___ MATERIALS PROVIDED ___
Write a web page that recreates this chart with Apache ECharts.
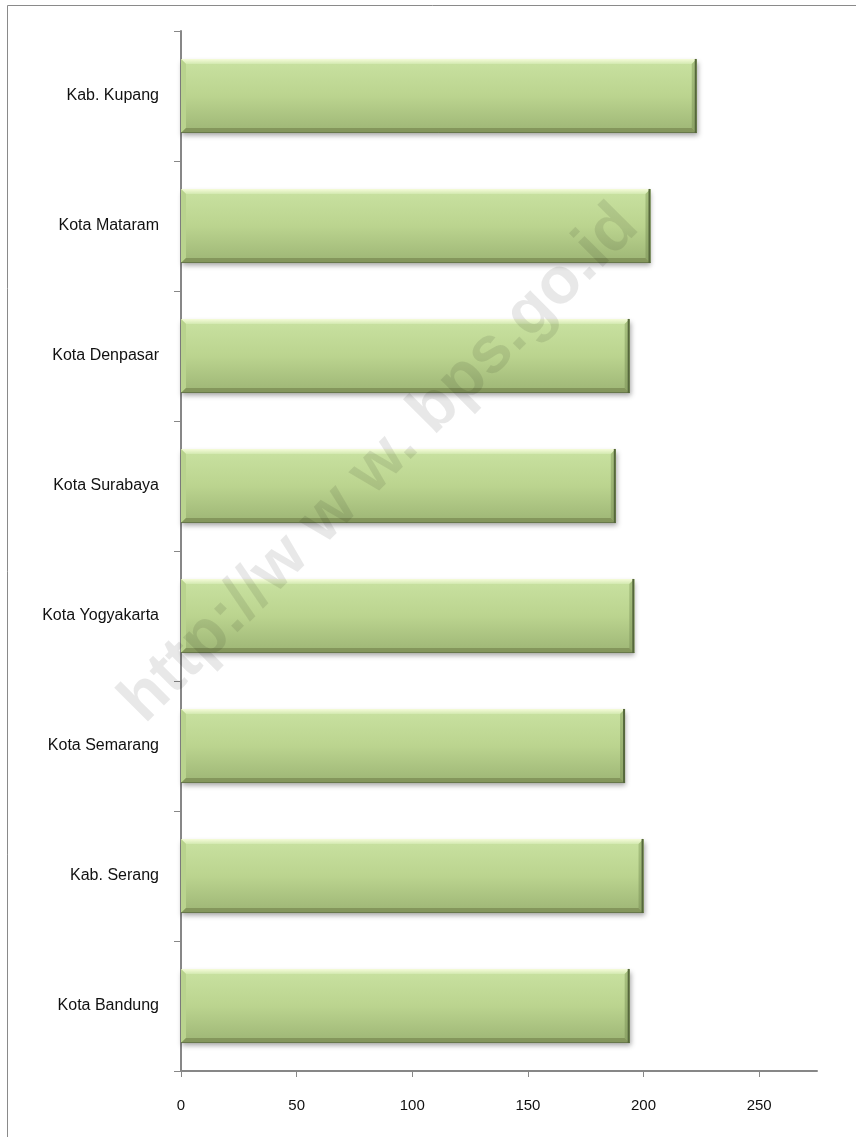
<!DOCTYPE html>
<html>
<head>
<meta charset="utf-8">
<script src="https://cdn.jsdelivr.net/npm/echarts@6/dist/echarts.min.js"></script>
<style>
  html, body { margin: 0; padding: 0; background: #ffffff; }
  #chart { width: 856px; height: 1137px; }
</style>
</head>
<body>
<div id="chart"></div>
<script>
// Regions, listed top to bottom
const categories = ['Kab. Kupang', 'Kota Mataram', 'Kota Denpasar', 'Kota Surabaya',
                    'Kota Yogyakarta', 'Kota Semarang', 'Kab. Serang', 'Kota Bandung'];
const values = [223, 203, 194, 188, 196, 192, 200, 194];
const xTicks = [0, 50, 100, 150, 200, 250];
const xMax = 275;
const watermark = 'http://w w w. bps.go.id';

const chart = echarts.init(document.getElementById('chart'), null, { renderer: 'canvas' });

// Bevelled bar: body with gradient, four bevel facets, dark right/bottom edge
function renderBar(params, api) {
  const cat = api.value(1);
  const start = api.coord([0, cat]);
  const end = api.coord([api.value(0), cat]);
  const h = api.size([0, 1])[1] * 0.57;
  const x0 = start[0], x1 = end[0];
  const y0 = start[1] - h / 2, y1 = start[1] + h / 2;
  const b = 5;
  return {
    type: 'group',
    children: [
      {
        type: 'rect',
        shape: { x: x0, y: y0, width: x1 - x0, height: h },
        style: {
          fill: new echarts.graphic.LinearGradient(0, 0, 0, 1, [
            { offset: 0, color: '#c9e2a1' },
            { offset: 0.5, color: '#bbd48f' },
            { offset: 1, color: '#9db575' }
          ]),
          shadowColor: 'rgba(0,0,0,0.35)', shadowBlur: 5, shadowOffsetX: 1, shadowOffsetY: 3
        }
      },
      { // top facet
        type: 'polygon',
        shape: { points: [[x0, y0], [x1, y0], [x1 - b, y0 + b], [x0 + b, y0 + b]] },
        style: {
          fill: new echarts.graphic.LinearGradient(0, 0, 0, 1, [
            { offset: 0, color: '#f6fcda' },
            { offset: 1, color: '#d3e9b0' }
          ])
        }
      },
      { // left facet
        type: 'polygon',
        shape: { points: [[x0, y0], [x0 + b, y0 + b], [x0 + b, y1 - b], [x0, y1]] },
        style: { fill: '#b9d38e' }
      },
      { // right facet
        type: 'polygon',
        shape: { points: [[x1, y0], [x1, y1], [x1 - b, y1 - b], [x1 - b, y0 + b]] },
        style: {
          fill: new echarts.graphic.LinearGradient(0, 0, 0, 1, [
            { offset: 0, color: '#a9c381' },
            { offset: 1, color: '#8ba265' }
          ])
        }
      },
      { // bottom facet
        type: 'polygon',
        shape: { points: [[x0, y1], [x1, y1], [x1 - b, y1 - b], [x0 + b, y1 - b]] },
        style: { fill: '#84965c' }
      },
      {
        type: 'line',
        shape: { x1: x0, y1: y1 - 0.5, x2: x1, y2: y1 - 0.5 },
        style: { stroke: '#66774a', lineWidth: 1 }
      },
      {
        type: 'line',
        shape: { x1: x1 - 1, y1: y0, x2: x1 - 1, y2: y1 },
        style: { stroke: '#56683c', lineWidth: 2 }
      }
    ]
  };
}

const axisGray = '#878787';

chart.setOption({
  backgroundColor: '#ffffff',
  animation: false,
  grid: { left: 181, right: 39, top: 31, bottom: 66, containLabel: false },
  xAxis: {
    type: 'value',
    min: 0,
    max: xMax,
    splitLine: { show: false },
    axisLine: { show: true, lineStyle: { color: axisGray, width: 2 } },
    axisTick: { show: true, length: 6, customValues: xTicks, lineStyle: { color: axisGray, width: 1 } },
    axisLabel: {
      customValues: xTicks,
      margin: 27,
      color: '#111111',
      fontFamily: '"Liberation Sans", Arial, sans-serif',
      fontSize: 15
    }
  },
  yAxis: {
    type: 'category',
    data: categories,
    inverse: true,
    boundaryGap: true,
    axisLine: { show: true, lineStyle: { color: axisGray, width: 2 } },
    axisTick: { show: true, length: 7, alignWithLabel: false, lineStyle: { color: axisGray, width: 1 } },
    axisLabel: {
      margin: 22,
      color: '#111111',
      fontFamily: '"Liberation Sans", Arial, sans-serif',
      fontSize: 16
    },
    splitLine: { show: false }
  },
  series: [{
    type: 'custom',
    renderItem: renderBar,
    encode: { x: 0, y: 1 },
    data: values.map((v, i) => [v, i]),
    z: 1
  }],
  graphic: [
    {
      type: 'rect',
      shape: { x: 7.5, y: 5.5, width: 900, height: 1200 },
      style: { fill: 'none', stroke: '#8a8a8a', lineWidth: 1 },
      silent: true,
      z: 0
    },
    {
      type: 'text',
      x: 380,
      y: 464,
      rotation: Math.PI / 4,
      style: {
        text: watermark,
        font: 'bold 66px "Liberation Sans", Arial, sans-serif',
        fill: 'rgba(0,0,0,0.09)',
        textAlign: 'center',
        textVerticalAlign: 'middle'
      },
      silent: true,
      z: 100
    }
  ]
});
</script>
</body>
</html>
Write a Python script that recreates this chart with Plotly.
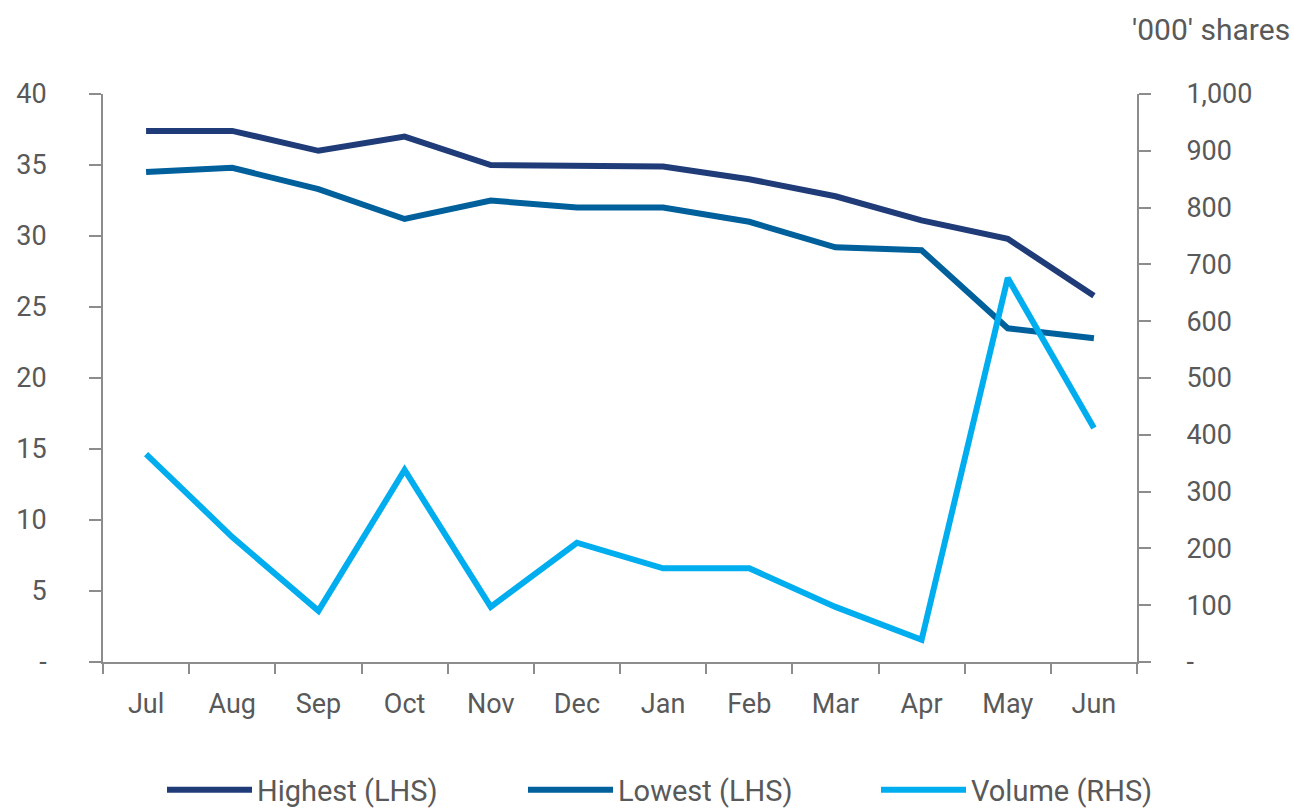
___
**AIM OF THE EXERCISE:** Every record above should be written out again exactly; the pictures stay out of the copy.

**FINAL RESULT:**
Write a web page that recreates this chart with Apache ECharts.
<!DOCTYPE html>
<html>
<head>
<meta charset="utf-8">
<script src="https://cdn.jsdelivr.net/npm/echarts@6/dist/echarts.min.js"></script>
<style>
  html, body { margin: 0; padding: 0; background: #ffffff; }
  #chart { width: 856px; height: 1137px; }
</style>
</head>
<body>
<div id="chart"></div>
<script>
// Regions, listed top to bottom
const categories = ['Kab. Kupang', 'Kota Mataram', 'Kota Denpasar', 'Kota Surabaya',
                    'Kota Yogyakarta', 'Kota Semarang', 'Kab. Serang', 'Kota Bandung'];
const values = [223, 203, 194, 188, 196, 192, 200, 194];
const xTicks = [0, 50, 100, 150, 200, 250];
const xMax = 275;
const watermark = 'http://w w w. bps.go.id';

const chart = echarts.init(document.getElementById('chart'), null, { renderer: 'canvas' });

// Bevelled bar: body with gradient, four bevel facets, dark right/bottom edge
function renderBar(params, api) {
  const cat = api.value(1);
  const start = api.coord([0, cat]);
  const end = api.coord([api.value(0), cat]);
  const h = api.size([0, 1])[1] * 0.57;
  const x0 = start[0], x1 = end[0];
  const y0 = start[1] - h / 2, y1 = start[1] + h / 2;
  const b = 5;
  return {
    type: 'group',
    children: [
      {
        type: 'rect',
        shape: { x: x0, y: y0, width: x1 - x0, height: h },
        style: {
          fill: new echarts.graphic.LinearGradient(0, 0, 0, 1, [
            { offset: 0, color: '#c9e2a1' },
            { offset: 0.5, color: '#bbd48f' },
            { offset: 1, color: '#9db575' }
          ]),
          shadowColor: 'rgba(0,0,0,0.35)', shadowBlur: 5, shadowOffsetX: 1, shadowOffsetY: 3
        }
      },
      { // top facet
        type: 'polygon',
        shape: { points: [[x0, y0], [x1, y0], [x1 - b, y0 + b], [x0 + b, y0 + b]] },
        style: {
          fill: new echarts.graphic.LinearGradient(0, 0, 0, 1, [
            { offset: 0, color: '#f6fcda' },
            { offset: 1, color: '#d3e9b0' }
          ])
        }
      },
      { // left facet
        type: 'polygon',
        shape: { points: [[x0, y0], [x0 + b, y0 + b], [x0 + b, y1 - b], [x0, y1]] },
        style: { fill: '#b9d38e' }
      },
      { // right facet
        type: 'polygon',
        shape: { points: [[x1, y0], [x1, y1], [x1 - b, y1 - b], [x1 - b, y0 + b]] },
        style: {
          fill: new echarts.graphic.LinearGradient(0, 0, 0, 1, [
            { offset: 0, color: '#a9c381' },
            { offset: 1, color: '#8ba265' }
          ])
        }
      },
      { // bottom facet
        type: 'polygon',
        shape: { points: [[x0, y1], [x1, y1], [x1 - b, y1 - b], [x0 + b, y1 - b]] },
        style: { fill: '#84965c' }
      },
      {
        type: 'line',
        shape: { x1: x0, y1: y1 - 0.5, x2: x1, y2: y1 - 0.5 },
        style: { stroke: '#66774a', lineWidth: 1 }
      },
      {
        type: 'line',
        shape: { x1: x1 - 1, y1: y0, x2: x1 - 1, y2: y1 },
        style: { stroke: '#56683c', lineWidth: 2 }
      }
    ]
  };
}

const axisGray = '#878787';

chart.setOption({
  backgroundColor: '#ffffff',
  animation: false,
  grid: { left: 181, right: 39, top: 31, bottom: 66, containLabel: false },
  xAxis: {
    type: 'value',
    min: 0,
    max: xMax,
    splitLine: { show: false },
    axisLine: { show: true, lineStyle: { color: axisGray, width: 2 } },
    axisTick: { show: true, length: 6, customValues: xTicks, lineStyle: { color: axisGray, width: 1 } },
    axisLabel: {
      customValues: xTicks,
      margin: 27,
      color: '#111111',
      fontFamily: '"Liberation Sans", Arial, sans-serif',
      fontSize: 15
    }
  },
  yAxis: {
    type: 'category',
    data: categories,
    inverse: true,
    boundaryGap: true,
    axisLine: { show: true, lineStyle: { color: axisGray, width: 2 } },
    axisTick: { show: true, length: 7, alignWithLabel: false, lineStyle: { color: axisGray, width: 1 } },
    axisLabel: {
      margin: 22,
      color: '#111111',
      fontFamily: '"Liberation Sans", Arial, sans-serif',
      fontSize: 16
    },
    splitLine: { show: false }
  },
  series: [{
    type: 'custom',
    renderItem: renderBar,
    encode: { x: 0, y: 1 },
    data: values.map((v, i) => [v, i]),
    z: 1
  }],
  graphic: [
    {
      type: 'rect',
      shape: { x: 7.5, y: 5.5, width: 900, height: 1200 },
      style: { fill: 'none', stroke: '#8a8a8a', lineWidth: 1 },
      silent: true,
      z: 0
    },
    {
      type: 'text',
      x: 380,
      y: 464,
      rotation: Math.PI / 4,
      style: {
        text: watermark,
        font: 'bold 66px "Liberation Sans", Arial, sans-serif',
        fill: 'rgba(0,0,0,0.09)',
        textAlign: 'center',
        textVerticalAlign: 'middle'
      },
      silent: true,
      z: 100
    }
  ]
});
</script>
</body>
</html>
Write a Python script that recreates this chart with Plotly.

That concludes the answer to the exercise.